В первые же дни, по прибытии в Константинополь, состоялось совещание на крейсере "Вальдек Руссо", в котором приняли участие верховный комиссар Франции де Франс, граф де Мартель, командующий оккупационным корпусом адмирал де Бон и его начальник штаба и русские генералы П.Н. Врангель и П.Н. Шатилов.
На этом совещании подтверждалось, что Франция берет под свое покровительство русских, эвакуировавшихся из Крыма, а в обеспечение своих расходов принимает в залог русский военный и торговый флот. Вместе с тем признавалось необходимым сохранить организацию кадров Русской армии с их порядком подчиненности и военной дисциплины. На сохранении армии Врангель настаивал самым категорическим образом. Это было необходимо не только по мотивам морального характера, но диктовалось также и практическими соображениями. Эти десятки тысяч людей, находившихся на Константинопольском рейде, признанные толпой беженцев и оскорбленные в своем достоинстве, могли моментально выйти из повиновения, что представило бы серьезную угрозу существующему порядку. Это понимали и официальные представители Франции. Адмирал де Бон, генерал де Бургонь и адмирал Дюменилль горячо поддержали заявление русского главнокомандующего, и верховный комиссар Франции дал согласие на сохранение в военных лагерях русских войсковых частей.
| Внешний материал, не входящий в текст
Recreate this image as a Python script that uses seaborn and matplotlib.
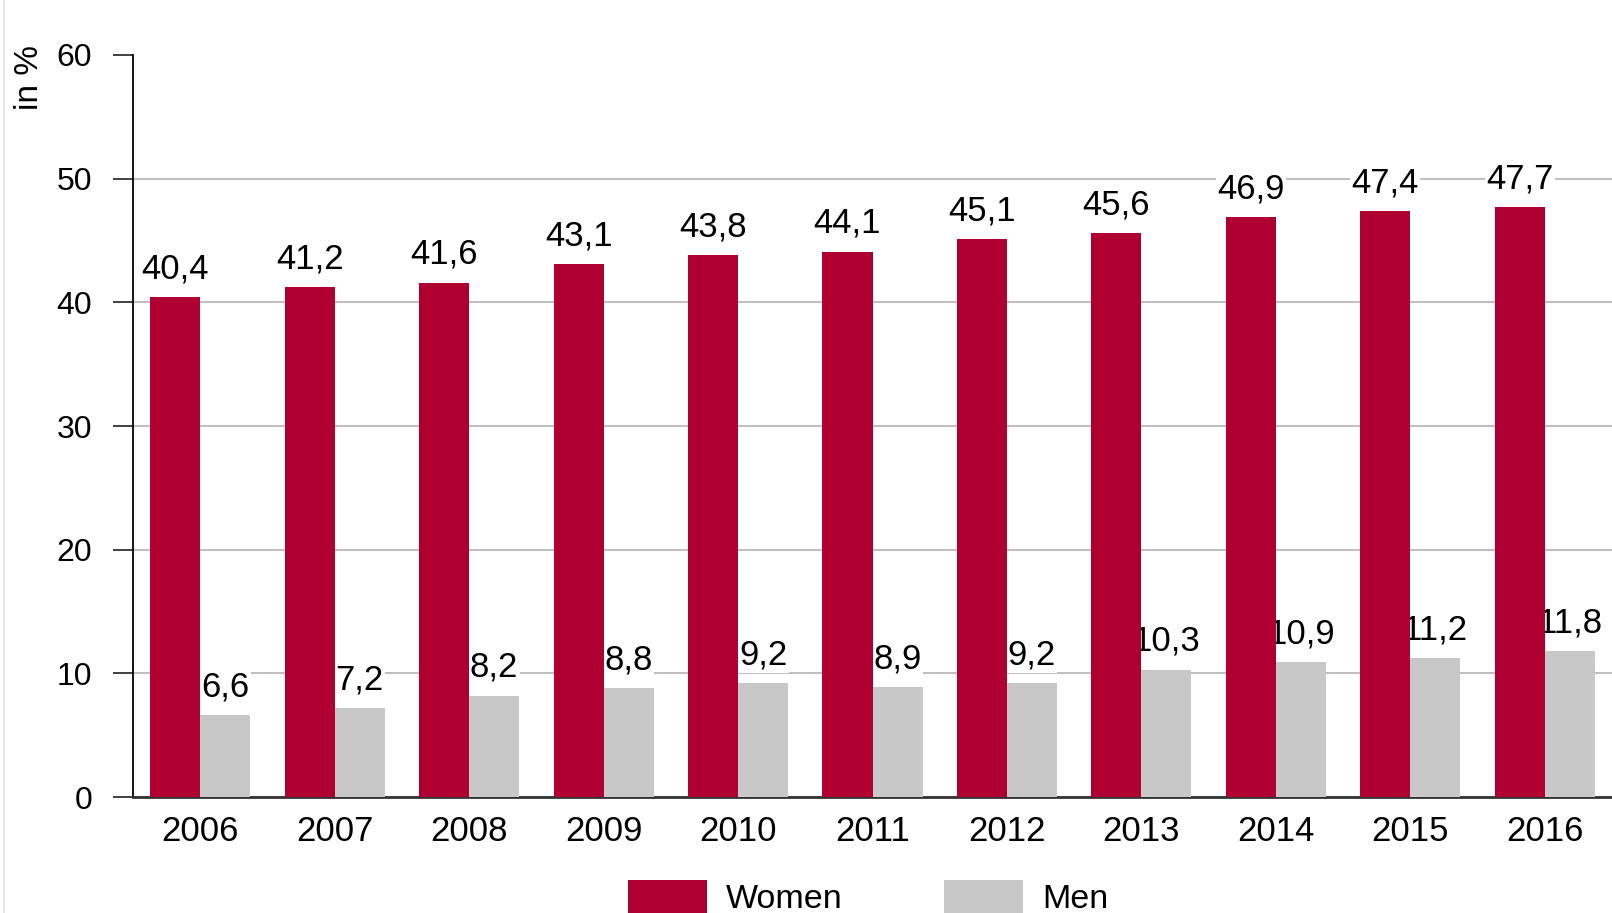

На этом совещании было намечено и рассредоточение армии - Первый армейский корпус под командованием генерала Кутепова направлялся в Галлиполи, кубанские казаки с генералом Фостиковым - на остров Лемнос, а донские казаки генерала Абрамова - в Чаталджу. До минимума был сокращен штаб главнокомандующего генерала Врангеля, а Правительство Юга России фактически перестало существовать.
Более 130 тысяч русских находились в это время на Босфоре. Прокормить их и разместить представлялось нелегкой задачей, так как продовольствия, вывезенного из Крыма, хватало максимум на десять дней при самом скудном пайке. Сам Константинополь также не был готов принять такую массу людей. Но эта задача была разрешена благодаря усилиям русских организаций (прежде всего Всероссийского Земского и Городского союзов), содействию американского Красного Креста, французов и англичан. Были арендованы хлебопекарни, организована выпечка и доставка хлеба на пароходы.
Тем временем жизнь людей на Константинопольском рейде протекала в однообразных - скучных и тяжелых - условиях. Современники записывали в своих тетрадках: "Стоим на рейде в Константинополе. Когда и куда поедем, пока не известно. Грязь невыносимая. Вся правая палуба - покрыта слоем мочи человеческой на вершок", и "в результате сильной скученности, тесноты и грязи начали одолевать вши. Помыться было негде, сменить белье тоже было негде, да и у очень немногих была такая перемена. Так как для умыванья вода не отпускалась, то приходилось мыться водой из моря. Мыло в ней не мылилось, соленая вода разъедала тело, грязь только больше въедалась. [...] Под конец нашего пребывания на корабле всякое понятие о стыдливости совершенно исчезло и можно было видеть совершенно необыкновенные картины: мужчины и женщины, сидя вокруг одной и той же свечи, раздевались почти до нага и, продолжая вести самый салонный разговор, избивали вшей. Об этом времени нельзя вспоминать без душевной дрожи и нравственного потрясения".
"Продержите пароходы еще неделю, и не понадобится хлопот о размещении беженцев. Все они разместятся на Скутарийском кладбище", - отмечалось в местной прессе. "Стон и ужас стоят на Босфоре", - писал другой репортер. Однако эти свидетельства очевидцев, по признанию опять же современников, являлись скорее всего показателем "развинченности нервов", чем действительного положения вещей. Поражало другое - спокойствие, с которым беженцы и армия переносили лишения и невзгоды. Главным было то, что эвакуировавшиеся не превратились в кучку растерявшихся беженцев, а смогли сорганизоваться, выжить и в течение многих месяцев сохранять армию как боевую единицу, противостоящую объединенному давлению большевистских властей и западных правительств, стремившихся ликвидировать это нелепое существование нищей и почти безоружной, но сплоченной и грозной силы. Армию без государства - своеобразный феномен в истории мировых цивилизаций.